Gli effetti riscontrati nella ricerca variavano però anche a seconda di alcune caratteristiche degli alunni, tra cui il genere e la solitudine degli individui. Le prestazioni cognitive relative alle competenze sociali – cioè la capacità di attribuire agli altri alunni credenze, intenzioni, emozioni e desideri, anche diversi dai propri – erano migliori tra le bambine che tra i bambini, per esempio. Che è un risultato peraltro coerente con studi di psicologia che indicano un vantaggio femminile nello sviluppo infantile e adolescenziale delle competenze sociali.
La disposizione a banchi singoli sparsi era associata a risultati migliori anche e soprattutto tra gli individui considerati più solitari, sia nelle competenze sociali che nei compiti di creatività. Una delle ipotesi di spiegazione di questo fenomeno è che a condizionare i risultati fosse la loro tendenza a essere ipervigili verso le possibili minacce sociali provenienti dall’ambiente. In generale è possibile che lo siano ancora di più quando sono più vicini ai loro coetanei.

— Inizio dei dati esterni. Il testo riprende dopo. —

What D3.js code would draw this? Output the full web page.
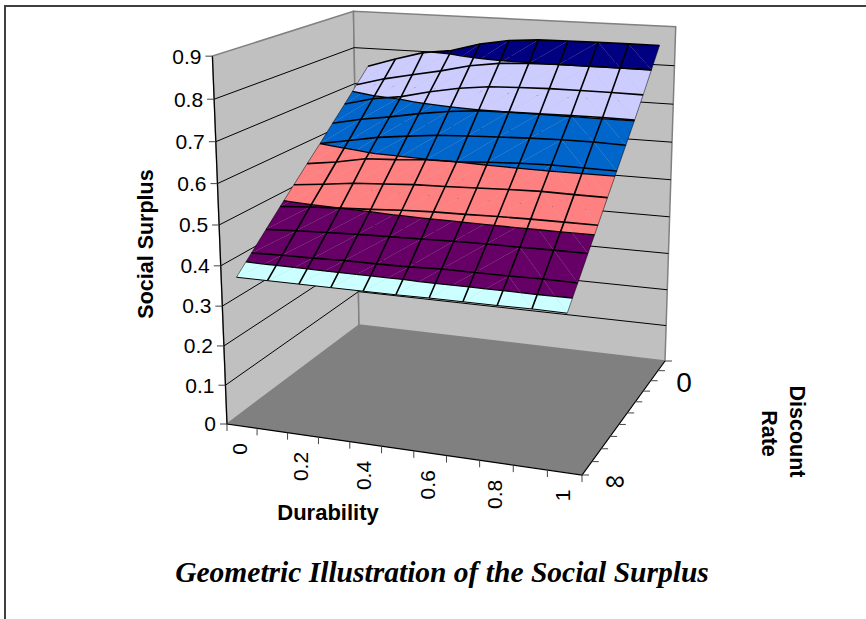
<!DOCTYPE html>
<html>
<head>
<meta charset="utf-8">
<script src="https://cdn.jsdelivr.net/npm/d3@7"></script>
<style>
  html, body { margin: 0; padding: 0; background: #fff; }
  svg { display: block; }
</style>
</head>
<body>
<div id="chart-container"></div>
<script>
// x categories (one band each), rows of the surface, value ticks
const durability = [0, 0.1, 0.2, 0.3, 0.4, 0.5, 0.6, 0.7, 0.8, 0.9, 1];
const durabilityLabels = [0, 0.2, 0.4, 0.6, 0.8, 1];
const rateSteps = [0, 1, 2, 3, 4, 5, 6, 7, 8, 9, 10];
const surplusTicks = [0, 0.1, 0.2, 0.3, 0.4, 0.5, 0.6, 0.7, 0.8, 0.9];
const bandLevels = [0.3, 0.4, 0.5, 0.6, 0.7, 0.8, 0.9];
const bandColors = ["#CCFFFF", "#660066", "#FF8080", "#0066CC", "#CCCCFF", "#000080"];

// one row per discount rate step (0 at the back, infinity at the front)
const surplusRate0 = [.751, .775, .797, .807, .829, .8425, .848, .849, .85, .85, .85];
const surplusRate1 = [.713, .734, .75, .765, .783, .794, .7985, .8, .8, .8, .8];
const surplusRate2 = [.675, .694, .705, .723, .737, .746, .749, .751, .751, .751, .75];
const surplusRate3 = [.638, .654, .666, .68, .691, .698, .7, .701, .702, .7025, .7015];
const surplusRate4 = [.6, .614, .628, .637, .645, .649, .652, .655, .657, .657, .655];
const surplusRate5 = [.564, .5745, .589, .593, .599, .6, .605, .609, .611, .61, .609];
const surplusRate6 = [.527, .535, .544, .549, .554, .556, .559, .562, .564, .563, .5625];
const surplusRate7 = [.49, .496, .5, .504, .509, .512, .513, .515, .516, .516, .516];
const surplusRate8 = [.452, .456, .459, .462, .464, .466, .468, .469, .469, .47, .47];
const surplusRate9 = [.414, .416, .417, .419, .419, .42, .423, .423, .423, .424, .423];
const surplusRate10 = [.376, .376, .376, .376, .376, .376, .377, .377, .377, .378, .377];
const surplus = [surplusRate0, surplusRate1, surplusRate2, surplusRate3, surplusRate4, surplusRate5,
    surplusRate6, surplusRate7, surplusRate8, surplusRate9, surplusRate10];

const width = 866, height = 619;

// scales into the unit box
const xScale = d3.scaleBand().domain(durability).range([0, 1]);
const zScale = d3.scalePoint().domain(rateSteps).range([0, 1]);
const yScale = d3.scaleLinear().domain([0, 0.9]).range([0, 1]);
const xMid = d => xScale(d) + xScale.bandwidth() / 2;

// floor corners on screen
const floorBackLeft = [359, 325], floorBackRight = [665, 361],
      floorFrontRight = [582, 475], floorFrontLeft = [227, 424];
// where known heights land on screen, the height direction is fitted to these
// [x, z, value, screenX, screenY, weight]
const heightAnchors = [
    [0, 1, .9, 214, 57, 1], [0, 1, .8, 216, 99, 1], [0, 1, .7, 217, 143, 1], [0, 1, .6, 217, 185, 1],
    [0, 1, .2, 225, 347, 1], [0, 1, .1, 225, 387, 1],
    [0, 0, .9, 353, 9, 1], [0, 0, .8, 353, 47, 1], [0, 0, .7, 355, 83, 1],
    [1, 0, .9, 675, 26, 1], [1, 0, .8, 675, 65, 1], [1, 0, .7, 673, 105, 1], [1, 0, .6, 671, 143, 1],
    [1, 0, .5, 669, 181, 1], [1, 0, .4, 669, 217, 1],
    [.955, .95, .4, 572, 300, 4], [.955, .735, .5, 593, 236, 4], [.955, .519, .6, 615, 176, 4],
    [.955, .303, .7, 634, 120, 4], [.955, .1, .8, 652, 69, 4],
    [.045, .937, .4, 245, 264, 4], [.045, .674, .5, 283, 202, 4], [.045, .4, .6, 322, 143, 4],
    [.045, .135, .7, 353, 90, 4]
];

function solve3(m, v) {
    const A = m.map((row, i) => [...row, v[i]]);
    for (let i = 0; i < 3; i++) {
        let best = i;
        for (let k = i + 1; k < 3; k++) if (Math.abs(A[k][i]) > Math.abs(A[best][i])) best = k;
        [A[i], A[best]] = [A[best], A[i]];
        for (let k = 0; k < 3; k++) {
            if (k === i) continue;
            const f = A[k][i] / A[i][i];
            for (let c = i; c < 4; c++) A[k][c] -= f * A[i][c];
        }
    }
    return A.map((row, i) => row[3] / row[i]);
}

function makeProjection() {
    const [x0, y0] = floorBackLeft, [x1, y1] = floorBackRight,
          [x2, y2] = floorFrontRight, [x3, y3] = floorFrontLeft;
    const dx1 = x1 - x2, dx2 = x3 - x2, sx = x0 - x1 + x2 - x3;
    const dy1 = y1 - y2, dy2 = y3 - y2, sy = y0 - y1 + y2 - y3;
    const den = dx1 * dy2 - dx2 * dy1;
    const g = (sx * dy2 - dx2 * sy) / den, h = (dx1 * sy - sx * dy1) / den;
    const a = x1 - x0 + g * x1, b = x3 - x0 + h * x3;
    const d = y1 - y0 + g * y1, e = y3 - y0 + h * y3;

    // weighted least squares for the height column (p, q, r)
    const ata = [[0, 0, 0], [0, 0, 0], [0, 0, 0]], atb = [0, 0, 0];
    const addRow = (row, rhs, weight) => {
        row.forEach((c, i) => {
            row.forEach((c2, k) => { ata[i][k] += weight * c * c2; });
            atb[i] += weight * c * rhs;
        });
    };
    heightAnchors.forEach(([x, z, v, U, V, weight]) => {
        const t = yScale(v), W = g * x + h * z + 1;
        addRow([t, 0, -U * t], U * W - (a * x + b * z + x0), weight);
        addRow([0, t, -V * t], V * W - (d * x + e * z + y0), weight);
    });
    const [p, q, r] = solve3(ata, atb);

    return (x, z, t) => {
        const w = g * x + h * z + 1 + r * t;
        return [(a * x + b * z + x0 + p * t) / w, (d * x + e * z + y0 + q * t) / w];
    };
}
const project = makeProjection();
const pt = (x, z, v) => project(x, z, yScale(v));

const svg = d3.select("#chart-container").append("svg")
    .attr("width", width)
    .attr("height", height)
    .style("font-family", "'Liberation Sans', Arial, sans-serif");

svg.append("rect").attr("width", width).attr("height", height).attr("fill", "#fff");

// picture frame, only top and left show
svg.append("path")
    .attr("d", `M5,${height}V6H${width}`)
    .attr("fill", "none")
    .attr("stroke", "#404040")
    .attr("stroke-width", 2);

const poly = pts => "M" + pts.map(p => p.join(",")).join("L") + "Z";
const line = d3.line();

// walls and floor
svg.append("path")
    .attr("d", poly([pt(0, 1, 0), pt(0, 0, 0), pt(0, 0, 0.9), pt(0, 1, 0.9)]))
    .attr("fill", "#C0C0C0").attr("stroke", "#808080").attr("stroke-width", 1.5);
svg.append("path")
    .attr("d", poly([pt(0, 0, 0), pt(1, 0, 0), pt(1, 0, 0.9), pt(0, 0, 0.9)]))
    .attr("fill", "#C0C0C0").attr("stroke", "#808080").attr("stroke-width", 1.5);
svg.append("path")
    .attr("d", poly([pt(0, 1, 0), pt(0, 0, 0), pt(1, 0, 0), pt(1, 1, 0)]))
    .attr("fill", "#808080");

// wall gridlines
surplusTicks.filter(v => v > 0 && v < 0.9).forEach(v => {
    svg.append("path")
        .attr("d", line([pt(0, 1, v), pt(0, 0, v), pt(1, 0, v)]))
        .attr("fill", "none").attr("stroke", "#000").attr("stroke-width", 1);
});

// axis lines
svg.append("path")
    .attr("d", line([pt(0, 1, 0.9), pt(0, 1, 0), pt(1, 1, 0), pt(1, 0, 0)]))
    .attr("fill", "none").attr("stroke", "#000").attr("stroke-width", 1.2);

// value axis ticks and labels
surplusTicks.forEach(v => {
    const [x, y] = pt(0, 1, v);
    svg.append("line")
        .attr("x1", x - 7).attr("x2", x).attr("y1", y).attr("y2", y)
        .attr("stroke", "#444").attr("stroke-width", 1);
    svg.append("text")
        .attr("x", x - 11).attr("y", y).attr("dy", "0.35em")
        .attr("text-anchor", "end")
        .style("font-size", "21px")
        .text(v);
});

// durability ticks sit on the band edges
d3.range(durability.length + 1).forEach(i => {
    const [x, y] = pt(i * xScale.step(), 1, 0);
    svg.append("line")
        .attr("x1", x).attr("x2", x).attr("y1", y).attr("y2", y + 7)
        .attr("stroke", "#444").attr("stroke-width", 1);
});
durabilityLabels.forEach(d => {
    const [x, y] = pt(xMid(d), 1, 0);
    svg.append("text")
        .attr("transform", `translate(${x - 2},${y + 17}) rotate(-90)`)
        .attr("dy", "0.35em")
        .attr("text-anchor", "end")
        .style("font-size", "21px")
        .text(d);
});

// discount rate ticks, only the two ends are labelled
rateSteps.forEach(s => {
    const [x, y] = pt(1, zScale(s), 0);
    svg.append("line")
        .attr("x1", x).attr("x2", x + 7).attr("y1", y).attr("y2", y)
        .attr("stroke", "#444").attr("stroke-width", 1);
});
svg.append("text")
    .attr("x", pt(1, 0, 0)[0] + 19).attr("y", pt(1, 0, 0)[1] + 21).attr("dy", "0.35em")
    .attr("text-anchor", "middle").style("font-size", "28px").text("0");
svg.append("text")
    .attr("x", pt(1, 1, 0)[0] + 33).attr("y", pt(1, 1, 0)[1] + 5).attr("dy", "0.35em")
    .attr("text-anchor", "middle").style("font-size", "28px").text("∞");

// clip a triangle [x, z, v] to lo <= v <= hi
function clipBand(tri, lo, hi) {
    const clip = (pts, keep, level) => {
        const out = [];
        pts.forEach((a, i) => {
            const b = pts[(i + 1) % pts.length];
            if (keep(a[2])) out.push(a);
            if (keep(a[2]) !== keep(b[2])) {
                const f = (level - a[2]) / (b[2] - a[2]);
                out.push([a[0] + f * (b[0] - a[0]), a[1] + f * (b[1] - a[1]), level]);
            }
        });
        return out;
    };
    const low = clip(tri, v => v >= lo, lo);
    return low.length ? clip(low, v => v <= hi, hi) : low;
}

// crossing of a level through a triangle, if any
function contourSegment(tri, level) {
    const hits = [];
    tri.forEach((a, i) => {
        const b = tri[(i + 1) % 3];
        if ((a[2] < level) !== (b[2] < level)) {
            const f = (level - a[2]) / (b[2] - a[2]);
            hits.push([a[0] + f * (b[0] - a[0]), a[1] + f * (b[1] - a[1]), level]);
        }
    });
    return hits.length === 2 ? hits : null;
}

const node = (i, j) => [xMid(durability[j]), zScale(rateSteps[i]), surplus[i][j]];
const triangles = [];
rateSteps.slice(0, -1).forEach((_, i) => {
    durability.slice(0, -1).forEach((_, j) => {
        const nw = node(i, j), ne = node(i, j + 1), sw = node(i + 1, j), se = node(i + 1, j + 1);
        // the cells split the other way in the last two columns
        if (j < 8) triangles.push([nw, ne, sw], [ne, se, sw]);
        else triangles.push([nw, ne, se], [nw, se, sw]);
    });
});

// colour bands, no stroke so the seams stay faintly visible like the original
const surface = svg.append("g");
triangles.forEach(tri => {
    bandColors.forEach((color, b) => {
        const pts = clipBand(tri, bandLevels[b], bandLevels[b + 1]);
        if (pts.length < 3) return;
        surface.append("path")
            .attr("d", poly(pts.map(p => project(p[0], p[1], yScale(p[2])))))
            .attr("fill", color);
    });
});

// contour lines between the bands
bandLevels.slice(1, -1).forEach(level => {
    triangles.forEach(tri => {
        const seg = contourSegment(tri, level);
        if (!seg) return;
        surface.append("path")
            .attr("d", line(seg.map(p => project(p[0], p[1], yScale(p[2])))))
            .attr("fill", "none").attr("stroke", "#000").attr("stroke-width", 1.3);
    });
});

// mesh lines
const meshPoint = n => project(n[0], n[1], yScale(n[2]));
rateSteps.forEach((_, i) => {
    surface.append("path")
        .attr("d", line(durability.map((_, j) => meshPoint(node(i, j)))))
        .attr("fill", "none").attr("stroke", "#000")
        .attr("stroke-width", i === rateSteps.length - 1 ? 1 : 1.6);
});
durability.forEach((_, j) => {
    const edge = j === 0 || j === durability.length - 1;
    surface.append("path")
        .attr("d", line(rateSteps.map((_, i) => meshPoint(node(i, j)))))
        .attr("fill", "none").attr("stroke", "#000")
        .attr("stroke-width", edge ? 0.5 : 1.6);
});

// axis titles
svg.append("text")
    .attr("transform", "translate(153,244) rotate(-90)")
    .attr("text-anchor", "middle")
    .style("font-size", "21.5px").style("font-weight", "bold")
    .text("Social Surplus");
svg.append("text")
    .attr("x", 328).attr("y", 520)
    .attr("text-anchor", "middle")
    .style("font-size", "22px").style("font-weight", "bold")
    .text("Durability");
svg.append("text")
    .attr("transform", "translate(790,431.5) rotate(90)")
    .attr("text-anchor", "middle")
    .style("font-size", "21.5px").style("font-weight", "bold")
    .text("Discount");
svg.append("text")
    .attr("transform", "translate(762,433.5) rotate(90)")
    .attr("text-anchor", "middle")
    .style("font-size", "21.5px").style("font-weight", "bold")
    .text("Rate");

// chart title
svg.append("text")
    .attr("x", 442).attr("y", 582)
    .attr("text-anchor", "middle")
    .style("font-family", "'Liberation Serif', 'Times New Roman', serif")
    .style("font-size", "29.5px").style("font-weight", "bold").style("font-style", "italic")
    .text("Geometric Illustration of the Social Surplus");
</script>
</body>
</html>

D’altra parte, la vicinanza ai coetanei può in alcuni casi essere sfruttata dagli insegnanti proprio per indurre gli individui più solitari a sviluppare la capacità di autoregolazione dei livelli di ansia e di paura del rifiuto. È noto che gli accoppiamenti in banco possono anche influenzare la popolarità percepita “tra pari”, che negli studi sulle relazioni interpersonali è generalmente definita come il grado in cui un bambino o una bambina piace al gruppo di compagni.
Uno studio del 2015 su alunni di quinta elementare e di prima media mostrò che quando i bambini o le bambine si siedono vicino a un compagno di classe tendono a percepirlo come più popolare, e sono a loro volta percepiti come più popolari.
Le decisioni riguardo ai raggruppamenti degli individui e alla gestione dell’ambiente fisico dell’aula possono avere un impatto sui processi di apprendimento e sullo sviluppo delle varie competenze dei bambini e delle bambine, anche in relazione al tipo di compiti assegnati.
Sia secondo Sulla sia secondo Tobia:
“ Comprendere meglio questi fenomeni – anche attraverso ricerche più numerose e approfondite – potrebbe permettere agli insegnanti di organizzare meglio gli spazi, di strutturare meglio la didattica e di promuovere dinamiche sociali positive nelle classi”.